Post by Sheikyearbouti » Sun Jan 11, 2015 4:59 pm

flipnaut wrote:I always record as loud as possible: So i push my Hardware preamp very loud until -3db but without peaking and then put perhaps -3db headroom on top with guitars for example.
But why would you ALWAYS do this?

Here is how I see it (and I record either on large format analogue consoles - S*L, N**e - or use portable preamps/converters. Depending on which case it will change my strategy).

You start with the source and try to establish a good level out there - guitar amp, keyboard output, how loud the drummer plays, etc. (in case there are a few people in the liveroom, you also aim for good balance between them in the liveroom)

Than you add enough gain on the mic in to reach a good line level (and ideally you won't need to touch the line in gain if it is a line signal). Good level to me is a balance between what the VU meter is showing (around 0VU) and the peak one does (do not clip, try to peak at least 6dB below 0dBFS).

If the preamp/console is of the kind where you could get a sonic benefit from pushing it harder (and this largely depends on the type of music/production, the topology of the hardware, the instrument, etc.), than trim your level to tape/DAW after you've pushed the input hard (so trim via channel fader, group trim, etc.).

Further, if you boost with EQ, bring down the level a bit (I've got no rule if I would do this before or after the EQ - it will sound differently, as after will possibly let you generate more harmonic distortion within the EQ section to the trim section).

If you compress - use the gain make-up so that if you bypass the comp you do not hear any audible change in the loudness of the source.

Than you enter around 0VU or louder in your DAW. This for most of our studios is -18dBFS (peak), but some are calibrated at -14dBFS. I would also add that if the song does not comprise of many instruments, I would go hotter to DAW. For example on a classical guitar recording done with 2 mics, which will see no processing, I ask the musician for the loudest section of the song and try to get to about -6dBFS in my DAW. Also, if I want to re-enter back into the console at hotter levels for the mixing stage, I would record them like this into the DAW in the recording stage.

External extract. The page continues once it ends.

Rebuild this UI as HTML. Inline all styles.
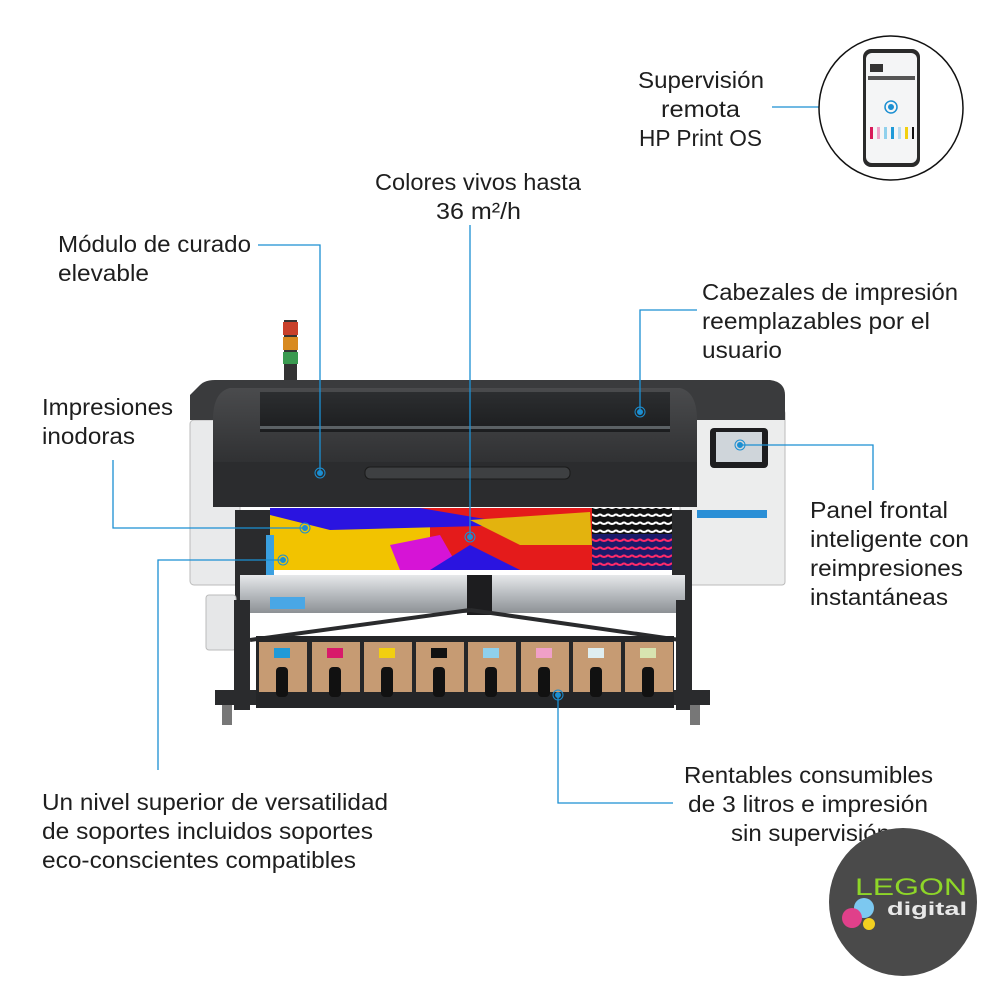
<!DOCTYPE html>
<html><head><meta charset="utf-8"><style>
html,body{margin:0;padding:0;background:#fff;}
svg{display:block;}
text{font-family:"Liberation Sans",sans-serif;font-size:23px;fill:#1e1e1e;}
</style></head><body>
<svg width="1000" height="1000" viewBox="0 0 1000 1000" xmlns="http://www.w3.org/2000/svg">
<defs>
<linearGradient id="body" x1="0" y1="0" x2="0" y2="1"><stop offset="0" stop-color="#4a4b4d"/><stop offset="1" stop-color="#2a2b2d"/></linearGradient>
<linearGradient id="glass" x1="0" y1="0" x2="0" y2="1"><stop offset="0" stop-color="#2c2e30"/><stop offset="1" stop-color="#1c1d1f"/></linearGradient>
<linearGradient id="roll" x1="0" y1="0" x2="0" y2="1"><stop offset="0" stop-color="#e6e8ea"/><stop offset="0.5" stop-color="#b8bcc0"/><stop offset="1" stop-color="#8d9195"/></linearGradient>
<pattern id="zig" width="8" height="8" patternUnits="userSpaceOnUse"><rect width="8" height="8" fill="#111"/><path d="M0 2 Q4 6 8 2" stroke="#fff" stroke-width="2" fill="none"/></pattern>
<pattern id="zig2" width="8" height="8" patternUnits="userSpaceOnUse"><rect width="8" height="8" fill="#1a1a6a"/><path d="M0 3 Q4 7 8 3" stroke="#ff2a6a" stroke-width="2" fill="none"/></pattern>
</defs>

<!-- signal tower -->
<rect x="284" y="320" width="13" height="60" fill="#333"/>
<rect x="283" y="322" width="15" height="13" fill="#c8402a"/>
<rect x="283" y="337" width="15" height="13" fill="#d88a20"/>
<rect x="283" y="352" width="15" height="12" fill="#3a9a50"/>

<!-- side cabinets -->
<rect x="190" y="420" width="50" height="165" rx="4" fill="#e9eaeb" stroke="#bbb"/>
<rect x="680" y="410" width="105" height="175" rx="3" fill="#eceded" stroke="#bbb"/>
<rect x="697" y="510" width="70" height="8" fill="#2a8fd6"/>
<!-- top body -->
<path d="M200 385 Q205 380 215 380 L770 380 Q785 382 785 395 L785 420 L190 420 L190 395 Z" fill="#3a3b3d"/>
<!-- control panel -->
<rect x="710" y="428" width="58" height="40" rx="4" fill="#1d1d1f"/>
<rect x="716" y="432" width="46" height="30" fill="#cfd5da"/>
<!-- front cover -->
<path d="M230 388 L680 388 Q697 392 697 420 L697 480 L213 480 L213 420 Q213 392 230 388 Z" fill="url(#body)"/>
<rect x="260" y="392" width="410" height="40" fill="url(#glass)"/>
<rect x="260" y="426" width="410" height="3" fill="#5b6165"/>
<rect x="213" y="462" width="484" height="45" fill="#2b2c2e"/>
<rect x="365" y="467" width="205" height="12" rx="5" fill="#3e4042" stroke="#1a1a1a"/>
<!-- printed banner -->
<rect x="270" y="508" width="322" height="62" fill="#e41b1b"/>
<polygon points="270,508 330,508 430,525 430,570 270,570" fill="#f2c300"/>
<polygon points="270,508 420,508 520,525 330,530 270,515" fill="#2a14e0"/>
<polygon points="390,545 440,535 460,570 400,570" fill="#d614d6"/>
<polygon points="470,520 590,512 592,545 520,545" fill="#e3b30e"/>
<polygon points="430,570 470,545 520,570" fill="#2a14e0"/>
<rect x="592" y="508" width="80" height="26" fill="url(#zig)"/>
<rect x="592" y="534" width="80" height="36" fill="url(#zig2)"/>
<!-- roll ends -->
<rect x="235" y="510" width="35" height="90" fill="#2a2b2d"/>
<rect x="266" y="535" width="8" height="45" fill="#3aa0e0"/>
<rect x="672" y="510" width="20" height="95" fill="#2a2b2d"/>
<!-- take-up roller -->
<rect x="240" y="575" width="445" height="38" fill="url(#roll)"/>
<rect x="270" y="597" width="35" height="12" fill="#49a7e6"/>
<rect x="467" y="575" width="25" height="40" fill="#1d1d1f"/>
<!-- side bin -->
<rect x="206" y="595" width="30" height="55" rx="3" fill="#e6e7e8" stroke="#bbb"/>
<!-- cross braces -->
<line x1="250" y1="640" x2="470" y2="610" stroke="#2a2b2d" stroke-width="4"/>
<line x1="680" y1="640" x2="470" y2="610" stroke="#2a2b2d" stroke-width="4"/>
<!-- legs -->
<rect x="234" y="600" width="16" height="110" fill="#2a2b2d"/>
<rect x="676" y="600" width="16" height="110" fill="#2a2b2d"/>
<rect x="215" y="690" width="50" height="15" fill="#2a2b2d"/>
<rect x="665" y="690" width="45" height="15" fill="#2a2b2d"/>
<rect x="222" y="705" width="10" height="20" fill="#777"/>
<rect x="690" y="705" width="10" height="20" fill="#777"/>
<!-- ink tray -->
<rect x="256" y="636" width="418" height="72" fill="#252628"/>
<g>
<rect x="259" y="642" width="48" height="50" fill="#c69b73"/>
<rect x="312" y="642" width="48" height="50" fill="#c69b73"/>
<rect x="364" y="642" width="48" height="50" fill="#c69b73"/>
<rect x="416" y="642" width="48" height="50" fill="#c69b73"/>
<rect x="468" y="642" width="48" height="50" fill="#c69b73"/>
<rect x="521" y="642" width="48" height="50" fill="#c69b73"/>
<rect x="573" y="642" width="48" height="50" fill="#c69b73"/>
<rect x="625" y="642" width="48" height="50" fill="#c69b73"/>
<rect x="274" y="648" width="16" height="10" fill="#1f9ad8"/>
<rect x="327" y="648" width="16" height="10" fill="#d81a6a"/>
<rect x="379" y="648" width="16" height="10" fill="#f2cf10"/>
<rect x="431" y="648" width="16" height="10" fill="#111"/>
<rect x="483" y="648" width="16" height="10" fill="#8fd0ec"/>
<rect x="536" y="648" width="16" height="10" fill="#f0a0c8"/>
<rect x="588" y="648" width="16" height="10" fill="#dfeef0"/>
<rect x="640" y="648" width="16" height="10" fill="#d8e4b0"/>
<rect x="276" y="667" width="12" height="30" rx="4" fill="#111"/>
<rect x="329" y="667" width="12" height="30" rx="4" fill="#111"/>
<rect x="381" y="667" width="12" height="30" rx="4" fill="#111"/>
<rect x="433" y="667" width="12" height="30" rx="4" fill="#111"/>
<rect x="485" y="667" width="12" height="30" rx="4" fill="#111"/>
<rect x="538" y="667" width="12" height="30" rx="4" fill="#111"/>
<rect x="590" y="667" width="12" height="30" rx="4" fill="#111"/>
<rect x="642" y="667" width="12" height="30" rx="4" fill="#111"/>
</g>

<!-- connectors -->
<g stroke="#1b8fd2" stroke-width="1.3" fill="none">
<polyline points="258,245 320,245 320,473"/>
<line x1="470" y1="225" x2="470" y2="537"/>
<polyline points="697,310 640,310 640,412"/>
<polyline points="113,460 113,528 305,528"/>
<polyline points="158,770 158,560 283,560"/>
<polyline points="740,445 873,445 873,490"/>
<polyline points="558,695 558,803 673,803"/>
<line x1="772" y1="107" x2="868" y2="107"/>
</g>
<g fill="#1b8fd2" stroke="#1b8fd2">
<circle cx="320" cy="473" r="2.5"/><circle cx="320" cy="473" r="5" fill="none"/>
<circle cx="470" cy="537" r="2.5"/><circle cx="470" cy="537" r="5" fill="none"/>
<circle cx="640" cy="412" r="2.5"/><circle cx="640" cy="412" r="5" fill="none"/>
<circle cx="305" cy="528" r="2.5"/><circle cx="305" cy="528" r="5" fill="none"/>
<circle cx="283" cy="560" r="2.5"/><circle cx="283" cy="560" r="5" fill="none"/>
<circle cx="740" cy="445" r="2.5"/><circle cx="740" cy="445" r="5" fill="none"/>
<circle cx="558" cy="695" r="2.5"/><circle cx="558" cy="695" r="5" fill="none"/>
</g>

<!-- phone circle -->
<circle cx="891" cy="108" r="72" fill="#fff" stroke="#111" stroke-width="1.5"/>
<rect x="863" y="49" width="57" height="118" rx="8" fill="#2a2a2a"/>
<rect x="866" y="53" width="51" height="110" rx="6" fill="#f4f5f6"/>
<rect x="868" y="76" width="47" height="4" fill="#555"/>
<rect x="870" y="64" width="13" height="8" fill="#333"/>
<rect x="870" y="127" width="3" height="12" fill="#d81a5a"/>
<rect x="877" y="127" width="3" height="12" fill="#f0a0c8"/>
<rect x="884" y="127" width="3" height="12" fill="#8fd0ec"/>
<rect x="891" y="127" width="3" height="12" fill="#1f9ad8"/>
<rect x="898" y="127" width="3" height="12" fill="#b8dcef"/>
<rect x="905" y="127" width="3" height="12" fill="#f2cf10"/>
<rect x="912" y="127" width="2" height="12" fill="#111"/>
<circle cx="891" cy="107" r="3" fill="#1b8fd2"/><circle cx="891" cy="107" r="6" fill="none" stroke="#1b8fd2" stroke-width="1.5"/>

<!-- labels -->
<text x="638" y="88" textLength="126" lengthAdjust="spacingAndGlyphs">Supervisión</text>
<text x="661" y="117" textLength="79" lengthAdjust="spacingAndGlyphs">remota</text>
<text x="639" y="146" textLength="123" lengthAdjust="spacingAndGlyphs">HP Print OS</text>
<text x="375" y="190" textLength="206" lengthAdjust="spacingAndGlyphs">Colores vivos hasta</text>
<text x="436" y="219" textLength="85" lengthAdjust="spacingAndGlyphs">36 m²/h</text>
<text x="58" y="252" textLength="193" lengthAdjust="spacingAndGlyphs">Módulo de curado</text>
<text x="58" y="281" textLength="91" lengthAdjust="spacingAndGlyphs">elevable</text>
<text x="702" y="300" textLength="256" lengthAdjust="spacingAndGlyphs">Cabezales de impresión</text>
<text x="702" y="329" textLength="228" lengthAdjust="spacingAndGlyphs">reemplazables por el</text>
<text x="702" y="358" textLength="80" lengthAdjust="spacingAndGlyphs">usuario</text>
<text x="42" y="415" textLength="131" lengthAdjust="spacingAndGlyphs">Impresiones</text>
<text x="42" y="444" textLength="93" lengthAdjust="spacingAndGlyphs">inodoras</text>
<text x="810" y="518" textLength="138" lengthAdjust="spacingAndGlyphs">Panel frontal</text>
<text x="810" y="547" textLength="159" lengthAdjust="spacingAndGlyphs">inteligente con</text>
<text x="810" y="576" textLength="153" lengthAdjust="spacingAndGlyphs">reimpresiones</text>
<text x="810" y="605" textLength="138" lengthAdjust="spacingAndGlyphs">instantáneas</text>
<text x="684" y="783" textLength="249" lengthAdjust="spacingAndGlyphs">Rentables consumibles</text>
<text x="688" y="812" textLength="240" lengthAdjust="spacingAndGlyphs">de 3 litros e impresión</text>
<text x="731" y="841" textLength="159" lengthAdjust="spacingAndGlyphs">sin supervisión</text>
<text x="42" y="810" textLength="346" lengthAdjust="spacingAndGlyphs">Un nivel superior de versatilidad</text>
<text x="42" y="839" textLength="331" lengthAdjust="spacingAndGlyphs">de soportes incluidos soportes</text>
<text x="42" y="868" textLength="314" lengthAdjust="spacingAndGlyphs">eco-conscientes compatibles</text>

<!-- logo -->
<circle cx="903" cy="902" r="74" fill="#4a4a4a"/>
<text x="855" y="895" textLength="112" lengthAdjust="spacingAndGlyphs" style="font-size:24px;fill:#8ed628;">LEGON</text>
<text x="887" y="915" textLength="80" lengthAdjust="spacingAndGlyphs" style="font-size:18px;font-weight:bold;fill:#e8e8e8;">digital</text>
<circle cx="864" cy="908" r="10" fill="#7cc8f0"/>
<circle cx="852" cy="918" r="10" fill="#e0408a"/>
<circle cx="869" cy="924" r="6" fill="#f2d020"/>
</svg>
</body></html>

The point of going into your DAW at levels with enough headroom is that (and there are probably more):

1) you will not have to trim your master bus (fader)

2) you will not have troubles with clipping internally plug-ins that do not allow levels above 0dBFS - ha!

3) if you decide to go back to the analogue domain you will not have to trim (for example your TLA)

To me the point of gain staging is this - start where you want to be, finish there. So you address the source and try to maintain this level for the entire production process.

And BTW, in the digital domain at 24bits we've got about 144dB to operate [debatable and depends on some factors], in the analogue it is a lot less - say maybe about 120dB - than than you've got noise. So why would you want to have very hot digital levels?